Rituals and our little routines are quite important.
Sometimes they float under our radar and we fail to realize they are a ritual.
You mentioned in your post that there are things you wish he would do or require of you...Do you care to expand on those things (of course they change maybe even from day to day)? Do you have a wish list of things you wish he'd require?
Is there anything that he has required or mentioned that made you feel like, "really?! You've got to be kidding!"
I think i get wish-y when i feel like either we have too much going on - too much space between us, or that i have too long a leash. There are very few things that i kind of like as a ritual, or really think i would like, that he just doesn't care about. Me being on the floor in the evenings when we are together is one of the few. I think it would feel lovely - he likes me curled up next to him, with my head on his shoulder or his lap, where he can pet my head, or reach around and play with whatever bits he wants, or just feel me there while he does his work. In the end - that is quite lovely too...
Other things occur to me, appeal to me, or pass through my mind i think mostly because they seem like things that would make me feel connected, or which would reinforce my place, or let me feel his Dominance more explicitly. It's funny, because as i think about it - the things that come to mind recently are not so much service based as they are small humiliations or kinks: being plugged, wearing collar or cuffs, orgasm denial, that kind of thing. So maybe i need to think about whether these things are really in his service, or mine.
So - you asked for specifics - and so far i've evaded. One thing that i have thought about for a longer time is cleaning him afterward, with my mouth. He has never asked this of me, he always cleans himself up, or allows me to use a cloth to do it. There is no ritual to it at all. And I've often felt a twinge of guilt or unease about this, like it's something i really ought to be doing. This one i can honestly say is not coming from a kink or 'humiliate me in a sexy way' kind of place. But i also have no idea if he would want this, care about it all, or if it's like sitting on the floor - it's something lots of other people do but which he doesn't care about at all. I suppose i'll find out one way or another soon enough.
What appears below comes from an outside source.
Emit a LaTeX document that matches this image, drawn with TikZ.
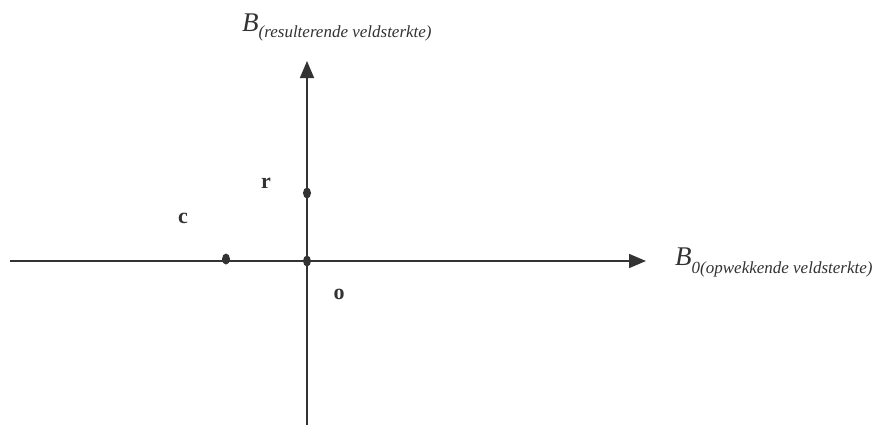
\documentclass[tikz,border=0pt]{standalone}
\usepackage{fontspec}
\setmainfont{Liberation Serif}
\usetikzlibrary{arrows.meta}
\definecolor{ax}{HTML}{333333}
\tikzset{
  axis/.style={draw=ax, line width=1.6pt, -{Triangle[length=17pt,width=14pt]}},
  lbl/.style={font=\fontsize{22}{22}\selectfont\bfseries, text=ax, inner sep=0pt},
  axlbl/.style={inner sep=0pt, anchor=base west, text=ax}
}
\newcommand{\bigB}{\fontsize{27}{27}\selectfont\textit{B}}
\newcommand{\subtxt}[2]{\raisebox{-#1pt}{\fontsize{17}{17}\selectfont\textit{#2}}}
\begin{document}
\begin{tikzpicture}[x=1pt,y=-1pt]
\useasboundingbox (0,0) rectangle (877,429);
\coordinate (hl) at (10,261);
\coordinate (hr) at (646,261);
\coordinate (vb) at (307,425);
\coordinate (vt) at (307,61);
\draw[axis] (hl) -- (hr);
\draw[axis] (vb) -- (vt);
\fill[ax] (307,193) ellipse (4pt and 5.5pt);
\fill[ax] (307,261) ellipse (4pt and 5.5pt);
\fill[ax] (226,259) ellipse (4pt and 5.5pt);
\node[lbl] (r) at (266,183) {r};
\node[lbl] (c) at (183,218) {c};
\node[lbl] (o) at (339,294) {o};
\node[axlbl] (by) at (242,31) {\bigB\subtxt{6}{(resulterende veldsterkte)}};
\node[axlbl] (bx) at (675,265) {\bigB\subtxt{8}{0(opwekkende veldsterkte)}};
\end{tikzpicture}
\end{document}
I do kind of wish there were rituals, or rules, or maybe even just guidelines around my speech. It's an area where i often feel i have too much leash - or none at all. And/or it's an area where i tend to push back and let my irritation, discomfort, uneasiness or general brattiness really shine. I think i will make that a separate post though. As fate would have it - he called me out on this a few days ago, including some re-alignment for me, and the start of a discussion about it in general.
As far as things he has required that leave me just flat - the 'no scratching in his presence, ever' thing is absolutely like that. I itch - i do have bad skin, and i have, in the past, scratched my skin raw - so i know (partly) where he's coming from. But there is nothing about this rule that i am able to find sexy, fun, kinky, happy, or controlling in that really good way. I haven't even been able to feel it as his caring for me or a sacrifice i'm making just because he wants it so i like it because of that. Nope - it's just silly and stupid and mean.
- Thanks mouse for the questions. i think there will be more than one conversation between him and me about some of this.
I have questions from PetalsMJ and Sir J still - I will get to those soon.